Well, I read this book on a dare from a friend. For someone who never swears, this was a very entertaining book.....I can see how it would be a great read for a certain "crowd" who want to get all philosophical about rebellionisms and such. I actually did enjoy the book.... I like to know "stuff" and I do everything I can to gather more information into my encyclopedic mind.....so....after reading this...I have enough for the Letter F.
A dictionary-style compendium of every thinkable use of one of the most versatile and expressive words in the English language. Seriously! Though eventually I ended up skimming some of the entries (the author uses exhaustive numbers of examples of every variation of, for example, motherf***er) the book gave me a great appreciation for this word and its illustrious history and appreciate it as more than a simple vulgarity.
Better than I expected. Literally every fucking iteration of the word is defined. I'm proud to say the most frequent and creative uses (including one of which could've been me, a 2LT in 1974 saying "fuck 'em if they can't take a joke") come from the military, where dropping F-bombs and breathing are of equal importance.
But on a quasi-serious note a trove of serious literature (mostly American) was referenced, giving me plenty of ideas for future reading.
I laughed when I first saw this book in the book shop, but upon perusal I was surprised and impressed to see that, while certainly amusing, it is also a serious work of thorough scholarship. Both entertaining and enlightening, this volume will never be without a place on my reference shelf (although perhaps I will have to find an out-of-the-way spot for it once the children become literate...)

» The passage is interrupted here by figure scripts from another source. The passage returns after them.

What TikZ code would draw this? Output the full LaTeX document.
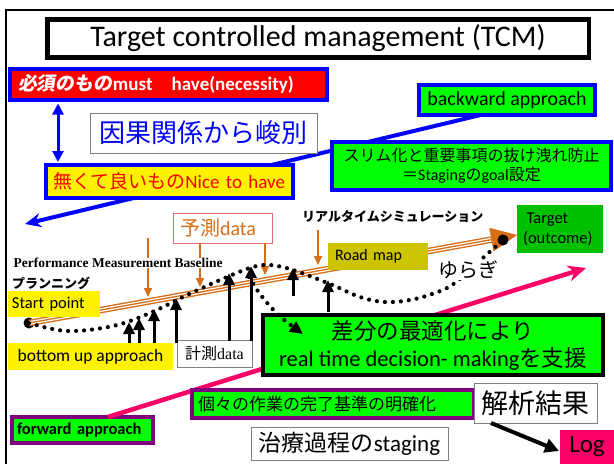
\documentclass[tikz,border=0pt]{standalone}
\usepackage{fontspec}
\setmainfont{Carlito}
\newfontfamily\jp{Noto Sans CJK JP}
\newfontfamily\jpsl[FakeSlant=0.15]{Noto Sans CJK JP}
\newfontfamily\tms{Liberation Serif}
\usetikzlibrary{arrows.meta,calc}
\definecolor{bblue}{RGB}{0,0,255}
\definecolor{lgreen}{RGB}{0,255,0}
\definecolor{tgreen}{RGB}{0,192,0}
\definecolor{olivey}{RGB}{204,196,0}
\definecolor{purp}{RGB}{128,0,128}
\definecolor{hotpink}{RGB}{255,0,102}
\definecolor{orng}{RGB}{214,110,24}
\definecolor{predline}{RGB}{222,110,110}
\newcommand\fsz[2]{\fontsize{#1}{#2}\selectfont}

\begin{document}
\begin{tikzpicture}[x=1pt,y=-1pt,
  box/.style={rectangle, inner ysep=0pt, outer sep=0pt, text=black},
  thickbox/.style={box, line width=4pt},
  thinbox/.style={box, draw=gray, line width=0.8pt, fill=white},
  dotline/.style={line width=4.2pt, dash pattern=on 0pt off 8pt, line cap=round},
  uparrow/.style={line width=3pt, -{Triangle[length=12pt,width=11pt]}},
  predarrow/.style={orng, line width=2pt, -{Triangle[length=9pt,width=8pt]}},
  endpoint/.style={circle, fill=black, minimum size=11pt, inner sep=0pt},
]
\useasboundingbox (0,0) rectangle (614,464);

% outer frame
\draw[line width=1.6pt] (6,464) -- (6,10) -- (614,10);

% title
\node[box, draw=black, line width=4.5pt, fill=white, minimum width=541.5pt,
      minimum height=38pt, font=\fsz{30}{36}] (title) at (318,38.5)
      {Target controlled management (TCM)};

% long approach connectors (behind the boxes)
\node[thickbox, draw=bblue, fill=lgreen, minimum width=176pt, minimum height=30pt,
      font=\fsz{20}{23}] (bwd) at (507,100) {backward approach};
\node[thickbox, draw=purp, fill=lgreen, text width=131pt, inner xsep=5pt,
      minimum height=26pt, align=left, font=\bfseries\fsz{16.5}{19}] (fwd) at (82.5,430)
      {forward approach};
\coordinate (bwdtip) at (25,224);
\coordinate (fwdtip) at (586,268);
\draw[bblue, line width=4pt, -{Stealth[length=16pt,width=14pt]}]
  ($(bwd.south west)!0.35!(bwd.south east)$) -- (bwdtip);
\draw[hotpink, line width=4.5pt, -{Stealth[length=18pt,width=16pt]}]
  ($(fwd.north west)!0.68!(fwd.north east)$) -- (fwdtip);

% must / nice-to-have
\node[thickbox, draw=bblue, fill=red, text width=301pt, inner xsep=8pt,
      minimum height=31pt, align=left, text=white, font=\bfseries\fsz{19}{22}] (must)
      at (168.5,84) {{\jpsl 必須のもの}must\ \ \ have(necessity)};
\node[thinbox, minimum width=227pt, minimum height=40pt, text=bblue,
      font=\jp\fsz{26}{30}] (cause) at (203.5,133) {因果関係から峻別};
\node[thickbox, draw=bblue, fill=yellow, text width=233pt, inner xsep=7pt,
      minimum height=33pt, align=left, text=red, font=\fsz{19}{22}] (nice)
      at (169.5,181.5) {{\jp 無くて良いもの}Nice to have};
\draw[bblue, line width=3pt, {Triangle[length=11pt,width=11pt]}-{Triangle[length=11pt,width=11pt]}]
  ($(must.south west)+(48,4)$) -- ($(nice.north west)+(12,-3)$);

\node[thickbox, draw=bblue, fill=lgreen, minimum width=279pt, minimum height=48pt,
      align=center, font=\fsz{16}{19}] (slim) at (471.5,166)
      {{\jp スリム化と重要事項の抜け洩れ防止}\\{\jp ＝}Staging{\jp の}goal{\jp 設定}};

% road map: planned baseline (triple line) from start point to target
\node[box, fill=tgreen, text width=74pt, inner xsep=6pt, minimum height=48pt,
      align=left, font=\fsz{16.5}{20}] (tgt) at (560,229)
      {\hspace*{3.7pt}Target\\(outcome)};
\node[endpoint] (sdot) at (29,323) {};
\coordinate (rmtip) at (517,235);
\coordinate (rmbase) at ($(rmtip)!26pt!(sdot.center)$);
\draw[orng, line width=6.6pt] (sdot.center) -- (rmbase);
\draw[white, line width=3.8pt] (sdot.center) -- (rmbase);
\draw[orng, line width=1.3pt] (sdot.center) -- (rmbase);
\fill[orng] (rmtip) -- ($(rmbase)!12pt!90:(rmtip)$) -- ($(rmbase)!12pt!-90:(rmtip)$) -- cycle;

% predicted data
\node[box, draw=predline, line width=0.8pt, fill=white, text width=85pt, inner xsep=7pt,
      minimum height=30pt, align=left, text=orng, font=\fsz{20}{24}] (pred)
      at (222.5,228) {{\jp 予測}data};
\draw[predarrow] (148,238) -- (148,297);
\draw[predarrow] (pred.south -| 200,0) -- (200,287);
\draw[predarrow] (pred.south -| 265,0) -- (265,275);
\draw[predarrow] (318,230) -- (318,265);

% actual trajectory (fluctuation)
\node[endpoint] (edot) at (503,240) {};
\draw[dotline] plot[smooth, tension=0.6] coordinates {(29,323) (67,331) (113,326)
  (150,313) (187,295) (227,277) (253,267) (270,265) (293,270) (330,284) (360,297)
  (385,302) (410,300) (432,294) (452,285) (475,265) (503,240)};
\node[inner sep=1pt, fill=white, font=\jp\fsz{20}{24}] (yur) at (468,270) {ゆらぎ};

\node[anchor=west, inner sep=0.5pt, fill=white, font=\tms\bfseries\fsz{13.5}{16}] (pmb)
      at (13,263) {Performance Measurement Baseline};
\node[anchor=west, inner sep=0pt, font=\jp\bfseries\fsz{13}{15}] (rts) at (302,217)
      {リアルタイムシミュレーション};
\node[anchor=west, inner sep=0pt, font=\jp\bfseries\fsz{13}{15}] (plan) at (12,283)
      {プランニング};

\node[box, fill=olivey, text width=86pt, inner xsep=7pt, minimum height=27pt,
      align=left, font=\fsz{16}{19}] (road) at (378,256.5) {Road map};
\node[box, fill=yellow, text width=84pt, inner xsep=4pt, minimum height=26pt,
      align=left, font=\fsz{16.5}{19}] (start) at (54,304) {Start point};
\node[box, fill=yellow, minimum width=165pt, minimum height=27pt,
      font=\fsz{17.5}{20}] (bup) at (90.5,356.5) {bottom up approach};
\node[thinbox, minimum width=75pt, minimum height=27pt, font=\fsz{16}{19}] (meas)
      at (214.5,353.5) {{\jp 計測}{\tms data}};

% optimisation of the difference
\node[thickbox, draw=black, fill=lgreen, minimum width=340pt, minimum height=60pt,
      align=center, font=\fsz{22.5}{27}] (opt) at (433,345)
      {{\jp 差分の最適化により}\\real time decision- making{\jp を支援}};

% measured data
\foreach \x/\yb/\yt in {129/343/322, 139/343/318, 154/343/309, 176/343/298,
                        229/341/273, 251/341/266, 293/296/268, 328/312/280}
  \draw[uparrow] (\x,\yb) -- (\x,\yt);

\draw[dotline, -{Triangle[length=13pt,width=12pt]}]
  (249,277) .. controls (262,300) and (278,316) .. (303,334);

% bottom row
\node[thickbox, draw=purp, fill=lgreen, text width=270pt, inner xsep=6pt,
      minimum height=28pt, align=left, font=\jp\fsz{17}{20}] (crit) at (333,404)
      {個々の作業の完了基準の明確化};
\node[thinbox, minimum width=123pt, minimum height=40pt, font=\jp\fsz{27}{32}] (ana)
      at (535.5,403) {解析結果};
\node[thinbox, minimum width=197pt, minimum height=33pt, font=\fsz{23}{27}] (stag)
      at (349.5,443.5) {{\jp 治療過程の}staging};
\node[box, fill=hotpink, minimum width=54pt, minimum height=34pt, font=\fsz{25}{30}]
      (log) at (587,447) {Log};
\draw[line width=4pt, -{Triangle[length=14pt,width=14pt]}]
  ($(ana.south west)+(17,0)$) -- ($(log.west)+(-1,4)$);
\end{tikzpicture}
\end{document}
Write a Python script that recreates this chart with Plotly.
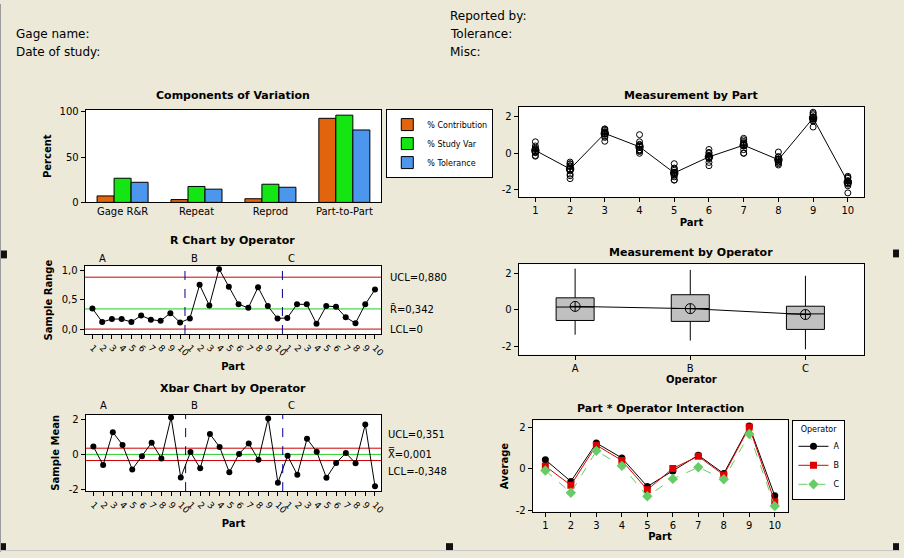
import numpy as np
import plotly.graph_objects as go

# ---------------- data ----------------
parts = list(range(1, 11))
operators = ["A", "B", "C"]
# measurements: rows = trials, columns = parts 1..10
meas_A = [[0.29, -0.56, 1.34, 0.47, -0.80, 0.02, 0.59, -0.31, 2.26, -1.36],
          [0.41, -0.68, 1.17, 0.50, -0.92, -0.11, 0.75, -0.20, 1.99, -1.25],
          [0.64, -0.58, 1.27, 0.64, -0.84, -0.21, 0.66, -0.17, 2.01, -1.31]]
meas_B = [[0.08, -0.47, 1.19, 0.01, -0.56, -0.20, 0.47, -0.63, 1.80, -1.68],
          [0.25, -1.22, 0.94, 1.03, -1.20, 0.22, 0.55, 0.08, 2.12, -1.62],
          [0.07, -0.68, 1.34, 0.20, -1.28, 0.06, 0.83, -0.34, 2.19, -1.50]]
meas_C = [[0.04, -1.38, 0.88, 0.14, -1.46, -0.29, 0.02, -0.46, 1.77, -1.49],
          [-0.11, -1.13, 1.09, 0.20, -1.07, -0.67, 0.01, -0.56, 1.45, -1.77],
          [-0.15, -0.96, 0.67, 0.11, -1.45, -0.49, 0.21, -0.49, 1.87, -2.16]]

components = ["Gage R&R", "Repeat", "Reprod", "Part-to-Part"]
series_names = ["% Contribution", "% Study Var", "% Tolerance"]
pct_contribution = [7.12, 3.09, 4.03, 92.88]
pct_study_var = [26.68, 17.59, 20.06, 96.37]
pct_tolerance = [22.2, 14.6, 16.7, 80.0]

comp_ticks = [0, 50, 100]
meas_ticks = [-2, 0, 2]
r_ticks = [0.0, 0.5, 1.0]

D4 = 2.575   # n = 3
A2 = 1.023   # n = 3

header_left = ["Gage name:", "Date of study:"]
header_right = ["Reported by:", "Tolerance:", "Misc:"]

# ---------------- derived ----------------
meas = {"A": np.array(meas_A), "B": np.array(meas_B), "C": np.array(meas_C)}
ranges = np.concatenate([meas[o].max(0) - meas[o].min(0) for o in operators])
means = np.concatenate([meas[o].mean(0) for o in operators])
seq = list(range(1, len(ranges) + 1))
seq_text = [str(p) for p in parts] * len(operators)
r_bar = ranges.mean()
r_ucl = D4 * r_bar
r_lcl = 0.0
x_dbar = means.mean()
x_ucl = x_dbar + A2 * r_bar
x_lcl = x_dbar - A2 * r_bar

def fmt(v):
    return f"{v:.3f}".replace(".", ",")

# ---------------- layout helpers ----------------
W, H = 904, 558
FONT = "DejaVu Sans"
BG = "#ECE9D8"

def dx(a, b):
    return [a / W, b / W]

def dy(top, bottom):
    return [1 - bottom / H, 1 - top / H]

def px(a):
    return a / W

def py(b):
    return 1 - b / H

axis_style = dict(showline=True, linecolor="black", linewidth=1, mirror=True,
                  ticks="outside", ticklen=4, tickcolor="black", showgrid=False,
                  zeroline=False, tickfont=dict(family=FONT, size=10, color="black"))

def ttl(t):
    return dict(text="<b>" + t + "</b>", font=dict(family=FONT, size=10, color="black"))

fig = go.Figure()

# ---- 1. Components of Variation ----
comp_colors = ["#E2640C", "#14E614", "#4C96EE"]
for name, vals, col in zip(series_names, [pct_contribution, pct_study_var, pct_tolerance], comp_colors):
    fig.add_trace(go.Bar(x=components, y=vals, name=name, xaxis="x", yaxis="y",
                         marker=dict(color=col, line=dict(color="black", width=1)),
                         legend="legend"))

# ---- 2. Measurement by Part ----
px_list, py_list = [], []
for o in operators:
    for t in range(meas[o].shape[0]):
        px_list += parts
        py_list += list(meas[o][t])
fig.add_trace(go.Scatter(x=px_list, y=py_list, mode="markers", xaxis="x2", yaxis="y2",
                         marker=dict(symbol="circle-open", size=6, color="black", line=dict(width=1)),
                         showlegend=False))
part_means = np.mean([meas[o].mean(0) for o in operators], axis=0)
fig.add_trace(go.Scatter(x=parts, y=part_means, mode="lines+markers", xaxis="x2", yaxis="y2",
                         line=dict(color="black", width=1),
                         marker=dict(symbol="circle-cross-open", size=7, color="black", line=dict(width=1.5)),
                         showlegend=False))

# ---- 3. R chart ----
fig.add_trace(go.Scatter(x=seq, y=ranges, mode="lines+markers", xaxis="x3", yaxis="y3",
                         line=dict(color="black", width=1),
                         marker=dict(symbol="circle", size=6, color="black"), showlegend=False))

# ---- 4. Xbar chart ----
fig.add_trace(go.Scatter(x=seq, y=means, mode="lines+markers", xaxis="x4", yaxis="y4",
                         line=dict(color="black", width=1),
                         marker=dict(symbol="circle", size=6, color="black"), showlegend=False))

# ---- 5. Measurement by Operator ----
op_means = []
for o in operators:
    vals = meas[o].flatten()
    op_means.append(vals.mean())
    fig.add_trace(go.Box(x=[o] * len(vals), y=vals, xaxis="x5", yaxis="y5",
                         fillcolor="#C0C0C0", line=dict(color="black", width=1),
                         boxpoints=False, whiskerwidth=0, width=0.33,
                         quartilemethod="exclusive", showlegend=False, hoverinfo="y"))
fig.add_trace(go.Scatter(x=operators, y=op_means, mode="lines+markers", xaxis="x5", yaxis="y5",
                         line=dict(color="black", width=1),
                         marker=dict(symbol="circle-cross-open", size=10, color="black", line=dict(width=1)),
                         showlegend=False))

# ---- 6. Interaction ----
int_styles = {
    "A": dict(color="black", symbol="circle", dash="solid", size=7),
    "B": dict(color="#E00000", symbol="square", dash="solid", size=7),
    "C": dict(color="#66CC66", symbol="diamond", dash="dash", size=8),
}
for o in operators:
    s = int_styles[o]
    fig.add_trace(go.Scatter(x=parts, y=meas[o].mean(0), mode="lines+markers", name=o,
                             xaxis="x6", yaxis="y6", legend="legend2",
                             line=dict(color=s["color"], width=1, dash=s["dash"]),
                             marker=dict(symbol=s["symbol"], size=s["size"], color=s["color"])))

# ---------------- axes ----------------
seq_range = [0.2, len(seq) + 0.65]
layout_axes = dict(
    xaxis=dict(axis_style, domain=dx(86, 383), anchor="y", type="category", ticks=""),
    yaxis=dict(axis_style, domain=dy(108, 202), anchor="x", range=[0, 102],
               tickvals=comp_ticks, title=dict(ttl("Percent"), standoff=6)),
    xaxis2=dict(axis_style, domain=dx(521, 868), anchor="y2", range=[0.52, 10.47],
                tickvals=parts, title=dict(ttl("Part"), standoff=3)),
    yaxis2=dict(axis_style, domain=dy(105, 197), anchor="x2", range=[-2.41, 2.54],
                tickvals=meas_ticks, ticktext=[f"{v:g}" for v in meas_ticks]),
    xaxis3=dict(axis_style, domain=dx(85, 383), anchor="y3", range=seq_range,
                tickvals=seq, ticktext=seq_text, tickangle=45,
                tickfont=dict(family=FONT, size=9, color="black"),
                title=dict(ttl("Part"), standoff=5)),
    yaxis3=dict(axis_style, domain=dy(267, 336), anchor="x3", range=[-0.083, 1.066],
                tickvals=r_ticks, tickformat=".1f", title=dict(ttl("Sample Range"), standoff=7)),
    xaxis4=dict(axis_style, domain=dx(86, 383), anchor="y4", range=seq_range,
                tickvals=seq, ticktext=seq_text, tickangle=45,
                tickfont=dict(family=FONT, size=9, color="black"),
                title=dict(ttl("Part"), standoff=5)),
    yaxis4=dict(axis_style, domain=dy(418, 496), anchor="x4", range=[-2.08, 2.26],
                tickvals=meas_ticks, ticktext=[f"{v:g}" for v in meas_ticks],
                title=dict(ttl("Sample Mean"), standoff=7)),
    xaxis5=dict(axis_style, domain=dx(521, 868), anchor="y5", range=[-0.49, 2.51],
                type="category", title=dict(ttl("Operator"), standoff=3)),
    yaxis5=dict(axis_style, domain=dy(265, 357), anchor="x5", range=[-2.45, 2.5],
                tickvals=meas_ticks, ticktext=[f"{v:g}" for v in meas_ticks]),
    xaxis6=dict(axis_style, domain=dx(535, 791), anchor="y6", range=[0.5, 10.5],
                tickvals=parts, title=dict(ttl("Part"), standoff=3)),
    yaxis6=dict(axis_style, domain=dy(424, 517), anchor="x6", range=[-2.08, 2.36],
                tickvals=meas_ticks, ticktext=[f"{v:g}" for v in meas_ticks],
                title=dict(ttl("Average"), standoff=5)),
)

# ---------------- shapes ----------------
shapes = []
for yref, val, col in [("y3", r_ucl, "#CC0000"), ("y3", r_bar, "#22CC22"), ("y3", r_lcl, "#CC0000"),
                       ("y4", x_ucl, "#CC0000"), ("y4", x_dbar, "#22CC22"), ("y4", x_lcl, "#CC0000")]:
    xr = "x3" if yref == "y3" else "x4"
    shapes.append(dict(type="line", xref=xr + " domain", yref=yref, x0=0, x1=1, y0=val, y1=val,
                       line=dict(color=col, width=1), layer="below"))
for xr, yr in [("x3", "y3"), ("x4", "y4")]:
    for k in range(1, len(operators)):
        xv = k * len(parts) + 0.5
        shapes.append(dict(type="line", xref=xr, yref=yr + " domain", x0=xv, x1=xv, y0=0, y1=1,
                           line=dict(color="#00008B", width=1, dash="dash")))
# window frame + resize handles
shapes.append(dict(type="line", xref="paper", yref="paper", x0=px(0.5), x1=px(0.5), y0=0, y1=1,
                   line=dict(color="#9A9A9A", width=1)))
shapes.append(dict(type="line", xref="paper", yref="paper", x0=0, x1=1, y0=py(556.5), y1=py(556.5),
                   line=dict(color="#C8C8C8", width=1)))
for (a, b, c, d) in [(1, 251, 7, 259), (897, 250, 903, 258), (1, 549, 6, 556),
                     (448, 549, 455, 556), (897, 549, 903, 556)]:
    shapes.append(dict(type="rect", xref="paper", yref="paper", x0=px(a), x1=px(c), y0=py(d), y1=py(b),
                       fillcolor="#111111", line=dict(width=0)))

# ---------------- annotations ----------------
ann = []
def text(x, y, t, size=12, bold=False, xanchor="left", xref="paper", yref="paper"):
    ann.append(dict(x=x, y=y, xref=xref, yref=yref, text=("<b>%s</b>" % t) if bold else t,
                    showarrow=False, xanchor=xanchor, yanchor="middle",
                    font=dict(family=FONT, size=size, color="black")))

for i, t in enumerate(header_left):
    text(px(14), py(31 + 18 * i), t)
for i, t in enumerate(header_right):
    text(px(450), py(12 + 18.5 * i), t)

text(px(234), py(93), "Components of Variation", 11, True, "center")
text(px(694), py(93), "Measurement by Part", 11, True, "center")
text(px(234), py(241), "R Chart by Operator", 11, True, "center")
text(px(694), py(253), "Measurement by Operator", 11, True, "center")
text(px(234), py(392), "Xbar Chart by Operator", 11, True, "center")
text(px(663), py(412), "Part * Operator Interaction", 11, True, "center")

label_pos = [2.0, 11.45, 21.45]
for o, xv in zip(operators, label_pos):
    text(xv, py(259), o, 10, False, "center", xref="x3")
    text(xv, py(409), o, 10, False, "center", xref="x4")

text(px(390), r_ucl, "UCL=" + fmt(r_ucl), 10, yref="y3")
text(px(390), r_bar, "R\u0304=" + fmt(r_bar), 10, yref="y3")
text(px(390), r_lcl, "LCL=0", 10, yref="y3")
text(px(388), py(438), "UCL=" + fmt(x_ucl), 10)
text(px(388), py(458), "X\u033F=" + fmt(x_dbar), 10)
text(px(388), py(476), "LCL=" + fmt(x_lcl), 10)

fig.update_layout(
    width=W, height=H, autosize=False,
    margin=dict(l=0, r=0, t=0, b=0),
    paper_bgcolor=BG, plot_bgcolor="white",
    separators=",.",
    barmode="group", bargap=0.31, bargroupgap=0,
    font=dict(family=FONT, size=10, color="black"),
    shapes=shapes, annotations=ann,
    legend=dict(x=px(388), y=py(107), xanchor="left", yanchor="top",
                bgcolor="white", bordercolor="black", borderwidth=1,
                font=dict(family=FONT, size=8, color="black"), tracegroupgap=0,
                itemwidth=30),
    legend2=dict(x=px(796), y=py(424), xanchor="left", yanchor="top",
                 bgcolor="white", bordercolor="black", borderwidth=1,
                 font=dict(family=FONT, size=8, color="black"),
                 title=dict(text="Operator", side="top center",
                            font=dict(family=FONT, size=8, color="black"))),
    **layout_axes,
)

fig.write_html("out.html", config={"displayModeBar": False},
               post_script="document.body.style.margin='0';document.body.style.background='%s';" % BG)
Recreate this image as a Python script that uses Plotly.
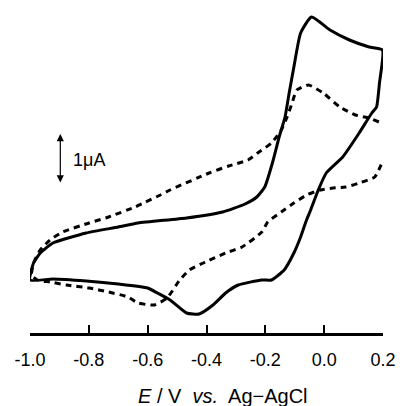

In the late 1990s I began getting into dictionaries. As I investigated them, read them, and studied them, I came across this book. When I answer Lipton's 10 Questions, the F Word is what I respond is my favorite curse word. This book, mine was the first edition edited by Jesse Sheidlower, is a wonderful reference of the word.
As an avid user of the "F word", I knew I had to read this book. Though it's a reference book, I found both the foreword and the introductions quite entertaining and informative. The only meaningful thing I got from this book however, besides a interesting but brief history of the word, were a few new insults to call my friends while drinking beer and playing blackjack. For that, Two Stars!
Most of the book is a dictionary, however the intro includes a lot of good information on the origin, growth, and status of the word. Once you get through that (before page 1), the book has pretty much fulfilled its usefulness as anything other than a reference guide.
Amazingly interesting, entertaining and in depth in its analysis of the F-word, wheter you want its origin or new expressions to pepper up your repertoire of colourful language. This effing book is the right one for you!